Os Sete Últimos Dias da Criação

Os Sete Últimos Dias da Criação
(ou Inversão do Relato da Criação)


Jörg Zink

(Tradução Livre)

No princípio Deus criou o céu e a terra.
Depois de muitos milhões de anos, o homem criou coragem e resolveu assumir o comando do mundo e do futuro.
Então começaram os sete últimos dias da história.
Na manhã do primeiro dia, o homem resolveu ser livre e belo, bom e feliz.
Resolveu não ser mais a imagem de um Deus, mas ser simplesmente homem.
E, como devia acreditar em alguma coisa, acreditou em liberdade e felicidade, em bolsa de valores e em progresso, em planejamento e desenvolvimento e, especialmente, em segurança.
Sim, a segurança era a base.
Disparou satélites perscrutadores e preparou foguetes carregados de bombas atômicas.
E foi a tarde e a manhã do primeiro dia.
No segundo dia dos últimos tempos, morreram os peixes dos rios poluídos pelos dejetos industriais; morreram os peixes do mar pelo vazamento dos grandes petroleiros e pelo depósito do fundo dos oceanos: os depósitos eram radiativos.

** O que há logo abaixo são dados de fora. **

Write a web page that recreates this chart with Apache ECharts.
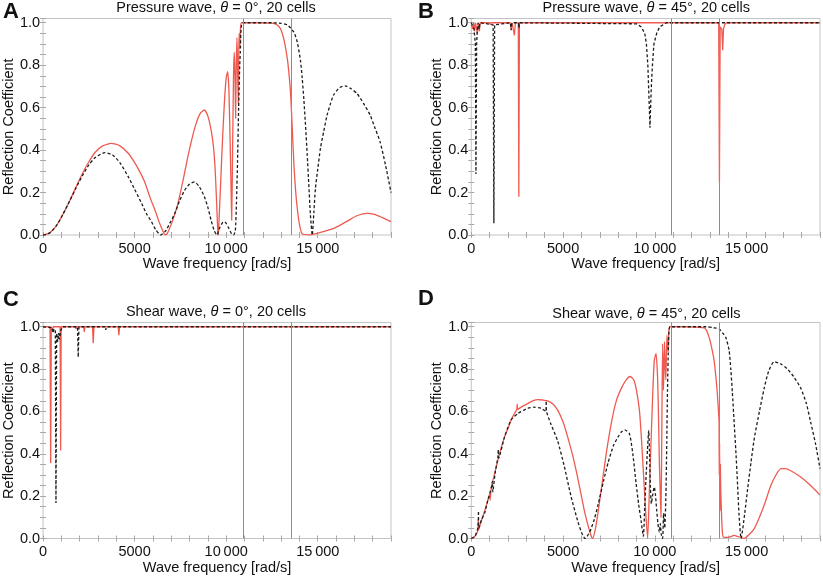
<!DOCTYPE html>
<html><head><meta charset="utf-8">
<script src="https://cdn.jsdelivr.net/npm/echarts@6/dist/echarts.min.js"></script>
<style>html,body{margin:0;padding:0;background:#fff}#c{width:823px;height:577px}</style>
</head><body><div id="c"></div>
<script>
// ---------- data ----------
const panelLetters = ['A', 'B', 'C', 'D'];
const panelTitles = [
  'Pressure wave, θ = 0°, 20 cells',
  'Pressure wave, θ = 45°, 20 cells',
  'Shear wave, θ = 0°, 20 cells',
  'Shear wave, θ = 45°, 20 cells'
];
const xAxisTitle = 'Wave frequency [rad/s]';
const yAxisTitle = 'Reflection Coefficient';
const xTickLabels = [0, 5000, 10000, 15000];
const yTickLabels = [0, 0.2, 0.4, 0.6, 0.8, 1.0];
const bandEdges = [10910, 13530];

const pressure0Red = [[0,0],[370,0.01],[740,0.045],[1100,0.1],[1450,0.16],[1800,0.225],[2150,0.29],[2500,0.345],[2850,0.39],[3250,0.42],[3730,0.432],[4200,0.42],[4650,0.385],[5010,0.34],[5300,0.295],[5550,0.25],[5850,0.175],[6100,0.12],[6300,0.07],[6460,0.035],[6600,0.008],[6680,0],
  [6800,0.01],[7000,0.05],[7200,0.1],[7370,0.15],[7650,0.26],[7910,0.37],[8150,0.46],[8360,0.526],[8600,0.575],[8810,0.589],[9000,0.56],[9175,0.495],[9300,0.42],[9390,0.32],[9470,0.17],[9540,0.02],[9570,0],
  [9600,0.05],[9700,0.25],[9800,0.45],[9900,0.62],[10000,0.74],[10080,0.77],[10150,0.68],[10220,0.42],[10270,0.2],[10300,0.07],[10350,0.4],[10400,0.75],[10440,0.86],[10480,0.75],[10515,0.55],[10550,0.8],[10590,0.93],[10630,0.75],[10660,0.62],[10690,0.88],[10710,0.95],[10740,0.88],[10780,0.97],[10840,1.0],
  [11500,1.0],[12500,0.998],[12700,0.993],[12850,0.985],[12975,0.97],[13155,0.92],[13340,0.83],[13450,0.74],[13520,0.66],[13610,0.5],[13700,0.33],[13790,0.21],[13880,0.127],[14000,0.05],[14150,0.005],[14500,0.001],[14970,0.008],[15400,0.018],[15870,0.031],[16300,0.05],[16800,0.075],[17200,0.093],[17680,0.102],[18100,0.097],[18500,0.083],[19000,0.063]];
const pressure0Black = [[0,0],[370,0.01],[740,0.045],[1100,0.1],[1450,0.16],[1800,0.222],[2150,0.28],[2500,0.33],[2850,0.365],[3370,0.388],[3800,0.377],[4200,0.34],[4650,0.275],[5000,0.215],[5375,0.15],[5650,0.1],[5917,0.063],[6150,0.025],[6425,0],
  [6700,0.02],[6950,0.06],[7185,0.1],[7450,0.16],[7725,0.21],[8000,0.24],[8270,0.25],[8550,0.225],[8810,0.18],[9000,0.13],[9175,0.07],[9350,0.02],[9500,0],[9650,0.035],[9800,0.058],[9900,0.063],[10000,0.055],[10150,0.03],[10300,0.005],[10400,0],[10500,0.02],[10560,0.15],[10620,0.345],[10680,0.6],[10740,0.8],[10770,0.86],[10800,0.95],[10840,0.99],[10900,1.0],
  [12500,1.0],[13000,0.997],[13340,0.99],[13520,0.975],[13700,0.955],[13880,0.91],[14060,0.82],[14150,0.74],[14240,0.64],[14330,0.52],[14425,0.377],[14510,0.24],[14600,0.094],[14700,0],[14790,0.11],[14875,0.22],[15000,0.31],[15150,0.41],[15330,0.49],[15510,0.565],[15700,0.62],[15870,0.66],[16200,0.695],[16500,0.703],[16800,0.69],[17140,0.667],[17500,0.62],[17860,0.565],[18100,0.51],[18400,0.44],[18700,0.33],[19000,0.2]];

const pressure45Red = [[0,0.99],[80,0.97],[130,1.0],[180,0.96],[230,1.0],[330,0.95],[370,1.0],[440,0.96],[480,1.0],[1000,1.0],[1040,0.99],[1080,1.0],[2120,1.0],[2170,0.97],[2220,1.0],[2300,1.0],[2350,0.94],[2400,1.0],[2560,1.0],[2590,0.18],[2620,1.0],[13480,1.0],[13520,0.25],[13560,0.98],[13650,0.97],[13700,0.87],[13740,0.97],[13800,0.99],[13900,1.0],[19000,1.0]];
const pressure45Black = [[0,1.0],[150,0.97],[220,0.9],[253,0.287],[290,0.9],[330,0.97],[380,1.0],[430,0.97],[470,1.0],[1190,0.99],[1230,0.055],[1270,0.99],[2130,1.0],[2170,0.965],[2210,1.0],[2570,1.0],[2600,0.975],[2630,1.0],[9000,0.995],[9265,0.98],[9450,0.95],[9540,0.9],[9620,0.8],[9660,0.7],[9700,0.6],[9735,0.505],[9770,0.6],[9810,0.7],[9870,0.8],[9950,0.9],[10100,0.95],[10260,0.98],[10620,1.0],[19000,1.0]];

const shear0Red = [[0,1.0],[380,1.0],[416,0.357],[450,1.0],[520,0.98],[560,1.0],[930,1.0],[960,0.415],[990,1.0],[1770,1.0],[1800,0.99],[1830,1.0],[2220,1.0],[2250,0.975],[2280,1.0],[2700,1.0],[2740,0.922],[2780,1.0],[4100,1.0],[4140,0.96],[4180,1.0],[19000,1.0]];
const shear0Black = [[0,1.0],[500,0.995],[543,0.97],[600,0.99],[670,0.98],[705,0.168],[740,0.97],[800,0.93],[850,0.97],[900,0.94],[960,0.98],[1050,1.0],[1880,1.0],[1920,0.856],[1960,1.0],[3380,1.0],[3420,0.985],[3460,1.0],[19000,1.0]];

const shear45Red = [[0,0],[200,0.01],[364,0.04],[380,0.09],[395,0.04],[500,0.07],[727,0.13],[900,0.18],[1000,0.21],[1020,0.18],[1090,0.24],[1250,0.3],[1450,0.37],[1600,0.42],[1812,0.48],[2000,0.52],[2170,0.56],[2350,0.59],[2480,0.61],[2500,0.635],[2535,0.61],[2800,0.625],[3080,0.637],[3350,0.65],[3620,0.656],[3900,0.654],[4165,0.65],[4450,0.635],[4707,0.606],[5000,0.55],[5250,0.48],[5530,0.39],[5790,0.29],[6000,0.2],[6156,0.133],[6335,0.07],[6500,0.02],[6600,0],
  [6750,0.04],[6900,0.12],[7090,0.237],[7350,0.4],[7640,0.55],[7900,0.65],[8180,0.71],[8450,0.75],[8650,0.765],[8850,0.75],[9000,0.7],[9160,0.606],[9250,0.5],[9340,0.37],[9430,0.23],[9520,0.1],[9610,0],
  [9700,0.22],[9790,0.45],[9880,0.67],[9970,0.84],[10065,0.874],[10150,0.76],[10200,0.58],[10245,0.37],[10300,0.2],[10335,0.1],[10380,0.5],[10425,0.92],[10470,0.7],[10530,0.93],[10570,0.8],[10600,0.75],[10660,0.96],[10720,0.88],[10760,0.97],[10825,1.0],
  [11500,1.0],[12690,0.995],[12800,0.985],[12960,0.95],[13100,0.9],[13230,0.84],[13330,0.76],[13410,0.68],[13470,0.6],[13500,0.55],[13510,0.3],[13530,0.45],[13550,0.13],[13570,0.35],[13590,0.24],[13620,0.15],[13650,0.08],[13680,0.03],[13750,0.005],[14000,0.005],[14330,0.015],[14500,0.01],[14690,0.005],[14870,0],[15100,0.015],[15420,0.047],[15700,0.1],[15960,0.158],[16320,0.25],[16600,0.3],[16870,0.33],[17100,0.33],[17410,0.32],[17950,0.29],[18490,0.25],[19000,0.205]];
const shear45Black = [[0,0],[200,0.01],[364,0.053],[390,0.13],[410,0.05],[560,0.09],[727,0.12],[900,0.18],[1090,0.24],[1150,0.27],[1170,0.22],[1300,0.31],[1450,0.385],[1470,0.42],[1490,0.38],[1812,0.48],[2170,0.56],[2535,0.59],[3080,0.615],[3440,0.62],[3800,0.615],[4070,0.6],[4080,0.65],[4100,0.6],[4340,0.54],[4707,0.46],[5070,0.34],[5430,0.2],[5790,0.085],[6000,0.03],[6200,0],
  [6450,0.03],[6700,0.09],[6910,0.16],[7200,0.27],[7460,0.36],[7750,0.44],[8000,0.48],[8200,0.505],[8360,0.513],[8615,0.495],[8800,0.4],[8980,0.26],[9120,0.16],[9250,0.085],[9375,0.01],[9450,0.15],[9520,0.29],[9600,0.42],[9665,0.51],[9720,0.38],[9760,0.24],[9810,0.165],[9890,0.21],[9970,0.243],[10030,0.21],[10100,0.135],[10170,0.07],[10245,0.03],[10300,0.07],[10350,0.02],[10425,0.0],[10480,0.12],[10540,0.05],[10600,0.19],[10650,0.45],[10690,0.7],[10750,0.93],[10825,1.0],
  [12800,1.0],[13200,0.995],[13500,0.99],[13700,0.97],[13865,0.95],[14045,0.89],[14140,0.8],[14225,0.69],[14320,0.55],[14410,0.42],[14500,0.27],[14590,0.11],[14700,0],[14900,0.12],[15060,0.237],[15240,0.36],[15420,0.473],[15700,0.6],[15960,0.71],[16200,0.79],[16500,0.835],[16850,0.825],[17230,0.8],[17600,0.76],[17950,0.71],[18250,0.64],[18490,0.55],[18750,0.45],[19000,0.33]];

const panelRed = [pressure0Red, pressure45Red, shear0Red, shear45Red];
const panelBlack = [pressure0Black, pressure45Black, shear0Black, shear45Black];

// ---------- layout / style ----------
const FONT = '"Liberation Sans", Arial, sans-serif';
const RED = '#ef5a50';
const BLACK = '#1c1c1c';
const FRAME = '#c4c4c4';
const TICK = '#a8a8a8';
const grids = [
  {left: 41, top: 18.5, width: 350, height: 216.5},
  {left: 471.3, top: 18.5, width: 350, height: 216.5},
  {left: 41, top: 322.5, width: 350, height: 216},
  {left: 471.3, top: 322.5, width: 350, height: 216}
];
const smoothPanels = [0.2, 0, 0, 0.2];
const letterPos = [[3, 0.5], [418, 0.5], [3, 289], [418, 288]];
const titleTop = [0.5, 0.5, 304.5, 306];

function fmtX(v) {
  if (xTickLabels.indexOf(v) < 0) return '';
  const s = String(v);
  return v >= 10000 ? s.slice(0, s.length - 3) + '\u2009' + s.slice(s.length - 3) : s;
}
function fmtY(v) {
  for (const t of yTickLabels) if (Math.abs(v - t) < 1e-6) return t.toFixed(1);
  return '';
}

const option = {
  animation: false,
  backgroundColor: '#fff',
  title: [],
  grid: [],
  xAxis: [],
  yAxis: [],
  series: []
};

grids.forEach((g, i) => {
  option.grid.push(Object.assign({show: true, borderColor: FRAME, borderWidth: 1, containLabel: false}, g));
  const tickCommon = {show: true, inside: true, length: 3, lineStyle: {color: TICK, width: 1}};
  option.xAxis.push({
    gridIndex: i, type: 'value', min: 0, max: 19000, interval: 1000, position: 'bottom',
    axisLine: {show: false}, axisTick: tickCommon, splitLine: {show: false},
    axisLabel: {margin: 6, fontSize: 14.5, color: '#111', fontFamily: FONT, formatter: fmtX},
    name: xAxisTitle, nameLocation: 'middle', nameGap: 20,
    nameTextStyle: {fontSize: 14.5, color: '#111', fontFamily: FONT}
  });
  option.yAxis.push({
    gridIndex: i, type: 'value', min: 0, max: 1.02, interval: 0.05, position: 'left',
    axisLine: {show: false}, axisTick: tickCommon, splitLine: {show: false},
    axisLabel: {margin: 3, fontSize: 14.5, color: '#111', fontFamily: FONT, formatter: fmtY},
    name: yAxisTitle, nameLocation: 'middle', nameGap: 22,
    nameTextStyle: {fontSize: 14.5, color: '#111', fontFamily: FONT}
  });
});
grids.forEach((g, i) => {
  const tickCommon = {show: true, inside: true, length: 3, lineStyle: {color: TICK, width: 1}};
  option.xAxis.push({
    gridIndex: i, type: 'value', min: 0, max: 19000, interval: 1000, position: 'top',
    axisLine: {show: false}, axisTick: tickCommon, splitLine: {show: false}, axisLabel: {show: false}
  });
  option.yAxis.push({
    gridIndex: i, type: 'value', min: 0, max: 1.02, interval: 0.05, position: 'right',
    axisLine: {show: false}, axisTick: tickCommon, splitLine: {show: false}, axisLabel: {show: false}
  });
});

grids.forEach((g, i) => {
  option.series.push({
    type: 'line', xAxisIndex: i, yAxisIndex: i, data: panelRed[i],
    symbol: 'none', showSymbol: false, smooth: smoothPanels[i], clip: true,
    lineStyle: {color: RED, width: 1.3}, z: 2,
    markLine: {
      silent: true, symbol: ['none', 'none'], label: {show: false},
      lineStyle: {color: '#8c8c8c', width: 1, type: 'solid'},
      emphasis: {disabled: true},
      data: bandEdges.map(v => ({xAxis: v}))
    }
  });
  option.series.push({
    type: 'line', xAxisIndex: i, yAxisIndex: i, data: panelBlack[i],
    symbol: 'none', showSymbol: false, smooth: smoothPanels[i], clip: true,
    lineStyle: {color: BLACK, width: 1.3, type: [3, 2.2]}, z: 3
  });
  option.title.push({
    text: panelLetters[i], left: letterPos[i][0], top: letterPos[i][1], padding: 0,
    textStyle: {fontSize: 22, fontWeight: 'bold', color: '#111', fontFamily: FONT}
  });
  option.title.push({
    text: panelTitles[i].replace('θ', '{i|θ}'),
    left: g.left + g.width / 2, top: titleTop[i], textAlign: 'center', padding: 0,
    textStyle: {fontSize: 14.5, fontWeight: 'normal', color: '#111', fontFamily: FONT,
      rich: {i: {fontStyle: 'italic', fontSize: 14.5, color: '#111', fontFamily: FONT}}}
  });
});

const chart = echarts.init(document.getElementById('c'), null, {renderer: 'canvas'});
chart.setOption(option);
</script>
</body></html>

Morreram os pássaros do céu impregnados de gases  venenosos — inversão térmica — morreram os animais que atravessavam incautos as grandes auto-estradas, envenenados pelas descargas plúmbeas do trânsito infernal.
Mas morreram também os cachorrinhos de estimação, pelo excesso de tinta que avermelhava as lingüiças.

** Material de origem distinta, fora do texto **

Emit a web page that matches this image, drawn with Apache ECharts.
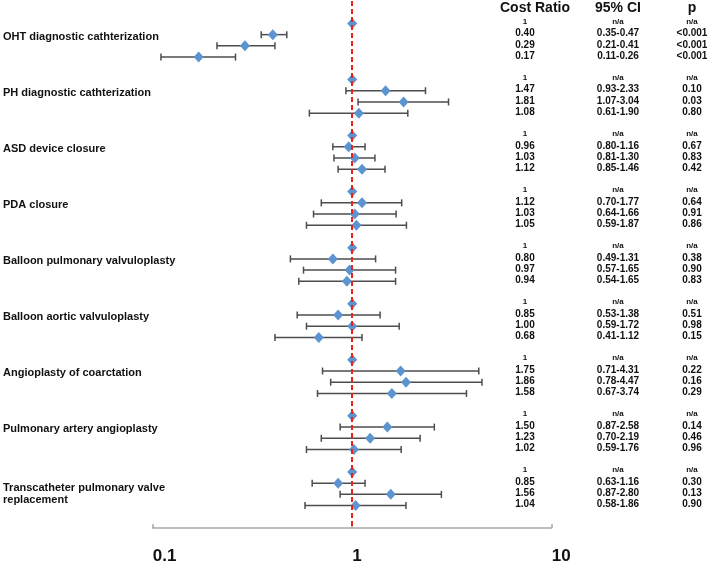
<!DOCTYPE html>
<html>
<head>
<meta charset="utf-8">
<script src="https://cdn.jsdelivr.net/npm/echarts@6/dist/echarts.min.js"></script>
<style>
html,body{margin:0;padding:0;background:#fff;}
#chart{width:709px;height:566px;}
</style>
</head>
<body>
<div id="chart"></div>
<script>
// ---- DATA ----
const groups = [
  'OHT diagnostic cathterization',
  'PH diagnostic cathterization',
  'ASD device closure',
  'PDA closure',
  'Balloon pulmonary valvuloplasty',
  'Balloon aortic valvuloplasty',
  'Angioplasty of coarctation',
  'Pulmonary artery angioplasty',
  'Transcatheter pulmonary valve\nreplacement'
];
const ratios = [
  [0.40, 0.29, 0.17],
  [1.47, 1.81, 1.08],
  [0.96, 1.03, 1.12],
  [1.12, 1.03, 1.05],
  [0.80, 0.97, 0.94],
  [0.85, 1.00, 0.68],
  [1.75, 1.86, 1.58],
  [1.50, 1.23, 1.02],
  [0.85, 1.56, 1.04]
];
const ciLow = [
  [0.35, 0.21, 0.11],
  [0.93, 1.07, 0.61],
  [0.80, 0.81, 0.85],
  [0.70, 0.64, 0.59],
  [0.49, 0.57, 0.54],
  [0.53, 0.59, 0.41],
  [0.71, 0.78, 0.67],
  [0.87, 0.70, 0.59],
  [0.63, 0.87, 0.58]
];
const ciHigh = [
  [0.47, 0.41, 0.26],
  [2.33, 3.04, 1.90],
  [1.16, 1.30, 1.46],
  [1.77, 1.66, 1.87],
  [1.31, 1.65, 1.65],
  [1.38, 1.72, 1.12],
  [4.31, 4.47, 3.74],
  [2.58, 2.19, 1.76],
  [1.16, 2.80, 1.86]
];
const pValues = [
  ['<0.001', '<0.001', '<0.001'],
  ['0.10', '0.03', '0.80'],
  ['0.67', '0.83', '0.42'],
  ['0.64', '0.91', '0.86'],
  ['0.38', '0.90', '0.83'],
  ['0.51', '0.98', '0.15'],
  ['0.22', '0.16', '0.29'],
  ['0.14', '0.46', '0.96'],
  ['0.30', '0.13', '0.90']
];
const referenceValue = 1;
const xTicks = [0.1, 1, 10];
const headers = ['Cost Ratio', '95% CI', 'p'];

// ---- BUILD ----
const ROWS_PER_GROUP = 5;
const FONT = '"Liberation Sans", Arial, Helvetica, sans-serif';
const rowOf = (g, r) => g * ROWS_PER_GROUP + r;

const pointData = [];
const barData = [];
const tableRows = [];
groups.forEach((name, g) => {
  pointData.push([referenceValue, rowOf(g, 0)]);
  tableRows.push({row: rowOf(g, 0), ref: true, cells: ['1', 'n/a', 'n/a']});
  ratios[g].forEach((v, i) => {
    const row = rowOf(g, i + 1);
    pointData.push([v, row]);
    barData.push([ciLow[g][i], ciHigh[g][i], row]);
    tableRows.push({row: row, ref: false,
      cells: [v.toFixed(2), ciLow[g][i].toFixed(2) + '-' + ciHigh[g][i].toFixed(2), pValues[g][i]]});
  });
});
const labelRows = groups.map((name, g) => ({row: rowOf(g, 1), text: name}));

const colX = [525, 618, 692];
const headerX = [535, 618, 692];

const chart = echarts.init(document.getElementById('chart'));
chart.setOption({
  animation: false,
  backgroundColor: '#fff',
  grid: {left: 152.7, right: 157.3, top: 1, bottom: 38},
  xAxis: {
    type: 'log', logBase: 10, min: 0.1, max: 10, position: 'bottom',
    axisLine: {show: true, onZero: false, lineStyle: {color: '#a8a8a8', width: 1.5}},
    axisTick: {show: true, inside: true, length: 4, lineStyle: {color: '#a8a8a8', width: 1.5}},
    splitLine: {show: false},
    minorTick: {show: false},
    axisLabel: {
      fontSize: 17, fontWeight: 'bold', color: '#111', fontFamily: FONT,
      align: 'left', margin: 20,
      formatter: v => { const t = xTicks.find(x => Math.abs(x - v) < 1e-9); return t === undefined ? '' : String(t); }
    }
  },
  yAxis: {type: 'value', inverse: true, min: -2, max: 45, show: false},
  graphic: headers.map((h, i) => ({
    type: 'text', x: headerX[i], y: 8,
    style: {text: h, fontSize: 14, fontWeight: 'bold', fill: '#111', fontFamily: FONT,
      textAlign: 'center', textVerticalAlign: 'middle'}
  })),
  series: [
    {
      type: 'custom', z: 2, clip: false,
      encode: {x: [0, 1], y: 2},
      data: barData,
      renderItem: function (params, api) {
        const lo = api.coord([api.value(0), api.value(2)]);
        const hi = api.coord([api.value(1), api.value(2)]);
        const h = 3.5;
        const st = {stroke: '#4d4d4d', lineWidth: 1.5};
        return {type: 'group', children: [
          {type: 'line', shape: {x1: lo[0], y1: lo[1], x2: hi[0], y2: hi[1]}, style: st},
          {type: 'line', shape: {x1: lo[0], y1: lo[1] - h, x2: lo[0], y2: lo[1] + h}, style: st},
          {type: 'line', shape: {x1: hi[0], y1: hi[1] - h, x2: hi[0], y2: hi[1] + h}, style: st}
        ]};
      }
    },
    {
      type: 'line', z: 3, data: [], silent: true,
      markLine: {
        silent: true, symbol: 'none', label: {show: false},
        lineStyle: {color: '#e8231f', type: [5, 3], width: 2},
        data: [{xAxis: referenceValue}]
      }
    },
    {
      type: 'scatter', z: 4, symbol: 'diamond', symbolSize: [10, 11],
      itemStyle: {color: '#5b94cf', opacity: 1},
      data: pointData
    },
    {
      type: 'custom', z: 5, clip: false, silent: true,
      data: tableRows.map(r => [1, r.row]),
      encode: {x: 0, y: 1},
      renderItem: function (params, api) {
        const r = tableRows[params.dataIndex];
        const y = api.coord([1, r.row])[1] + (r.ref ? -2 : -1);
        return {type: 'group', children: r.cells.map((t, i) => ({
          type: 'text',
          style: {x: colX[i], y: y, text: t, fill: '#111', fontFamily: FONT, fontWeight: 'bold',
            fontSize: r.ref ? 8 : 10, textAlign: 'center', textVerticalAlign: 'middle'}
        }))};
      }
    },
    {
      type: 'custom', z: 5, clip: false, silent: true,
      data: labelRows.map(r => [1, r.row]),
      encode: {x: 0, y: 1},
      renderItem: function (params, api) {
        const r = labelRows[params.dataIndex];
        const y = api.coord([1, r.row])[1];
        const multi = r.text.indexOf('\n') >= 0;
        return {type: 'text', style: {
          x: 3, y: multi ? y - 1 : y + 2, text: r.text, fill: '#111', fontFamily: FONT, fontWeight: 'bold',
          fontSize: 11, lineHeight: 12, textAlign: 'left', textVerticalAlign: multi ? 'top' : 'middle'
        }};
      }
    }
  ]
});
</script>
</body>
</html>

E foi a tarde e a manhã do segundo dia.
No terceiro dia, secaram o capim nos cerrados, a folhagem nas árvores, o musgo nos rochedos e as flores nos jardins.
Porque o homem resolveu controlar as estações segundo um plano bem exato.

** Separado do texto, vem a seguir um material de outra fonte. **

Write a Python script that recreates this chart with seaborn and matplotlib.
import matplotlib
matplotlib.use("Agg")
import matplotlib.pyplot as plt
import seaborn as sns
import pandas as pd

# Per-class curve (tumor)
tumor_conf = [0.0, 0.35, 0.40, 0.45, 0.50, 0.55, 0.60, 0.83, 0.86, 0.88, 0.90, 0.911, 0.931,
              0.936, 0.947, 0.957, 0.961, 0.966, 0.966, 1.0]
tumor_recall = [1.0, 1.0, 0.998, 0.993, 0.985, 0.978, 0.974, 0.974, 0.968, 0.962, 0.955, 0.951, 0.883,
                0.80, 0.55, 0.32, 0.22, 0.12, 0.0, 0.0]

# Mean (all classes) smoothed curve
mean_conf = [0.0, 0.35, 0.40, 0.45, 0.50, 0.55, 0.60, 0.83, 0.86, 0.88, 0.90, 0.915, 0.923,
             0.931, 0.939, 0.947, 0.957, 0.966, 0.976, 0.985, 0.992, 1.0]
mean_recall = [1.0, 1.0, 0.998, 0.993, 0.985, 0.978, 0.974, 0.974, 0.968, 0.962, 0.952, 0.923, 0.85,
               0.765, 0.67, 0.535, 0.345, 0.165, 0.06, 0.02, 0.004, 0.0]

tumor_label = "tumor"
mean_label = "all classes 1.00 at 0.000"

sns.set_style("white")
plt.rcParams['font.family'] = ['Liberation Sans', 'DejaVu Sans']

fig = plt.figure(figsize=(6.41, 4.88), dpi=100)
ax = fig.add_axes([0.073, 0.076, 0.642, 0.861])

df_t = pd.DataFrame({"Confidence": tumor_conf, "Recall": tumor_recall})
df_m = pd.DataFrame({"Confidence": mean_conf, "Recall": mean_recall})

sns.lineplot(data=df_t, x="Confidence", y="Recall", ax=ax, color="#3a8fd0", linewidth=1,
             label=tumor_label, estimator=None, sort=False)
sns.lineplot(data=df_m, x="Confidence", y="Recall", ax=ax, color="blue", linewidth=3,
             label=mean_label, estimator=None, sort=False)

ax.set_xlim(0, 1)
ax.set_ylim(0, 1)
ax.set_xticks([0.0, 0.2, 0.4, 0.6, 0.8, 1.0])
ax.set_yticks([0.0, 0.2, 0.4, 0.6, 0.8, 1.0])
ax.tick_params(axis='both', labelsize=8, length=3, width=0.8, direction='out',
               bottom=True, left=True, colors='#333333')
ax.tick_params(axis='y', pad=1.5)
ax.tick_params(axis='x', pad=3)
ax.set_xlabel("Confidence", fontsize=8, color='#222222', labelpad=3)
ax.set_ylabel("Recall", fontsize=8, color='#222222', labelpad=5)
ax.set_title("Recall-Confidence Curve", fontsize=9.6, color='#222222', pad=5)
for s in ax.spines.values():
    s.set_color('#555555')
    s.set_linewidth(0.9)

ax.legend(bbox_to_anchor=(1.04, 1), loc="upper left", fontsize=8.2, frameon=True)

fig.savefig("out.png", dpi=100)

Só que houve um pequeno erro no computador da chuva, e até que descobrissem o defeito, secaram-se os mananciais, e os barcos que singravam os rios festivos encalharam nos leitos ressequidos.
E foi a tarde e a manhã do terceiro dia.
No quarto dia, morreram 4 dos 5 bilhões de homens: uns contaminados por vírus cultivados em provetas eruditas, outros por esquecimento imperdoável de fechar os depósitos bacteriológicos, preparados para a guerra seguinte; outros ainda morreram de fome porque alguém não se lembrava mais onde escondera as chaves dos depósitos de cereais.
E amaldiçoaram a Deus: se Ele era bom, por que permitia tantos males?
E foi a tarde e a manhã do quarto dia.
No quinto dia, os últimos homens resolveram acionar o botão vermelho, porque se sentiam ameaçados.
O fogo envolveu o planeta, as montanhas fumegaram, os mares evaporaram.
Nas cidades, os esqueletos de concreto armado ficaram negros, lançando fumaça das órbitas abertas.
E os anjos do céu assistiram espantados como o planeta azul tomou a cor do fogo, depois cobriu-se  de um marrom sujo e finalmente ficou cor de cinza.
Eles interromperam os seus cantos durante dez minutos.
E foi a tarde e a manhã do quinto dia.
No sexto dia apagou-se a luz: poeira e cinza encobriram o sol, a luz e as estrelas.
E a última barata que tinha escapado num abrigo anti-atômico morreu pelo excesso de calor.
E foi a  tarde e a  manhã do sexto dia.
No sétimo dia, havia sossego, até que enfim!
A terra estava informe e vazia, as trevas cobriam o abismo e o espírito do homem, o fantasma do homem, pairava sobre o caos.
Mas, no fundo do inferno, comentava-se a história fascinante do homem que assumira os comandos do mundo, e gargalhadas estrondosas ecoaram até os coros dos anjos.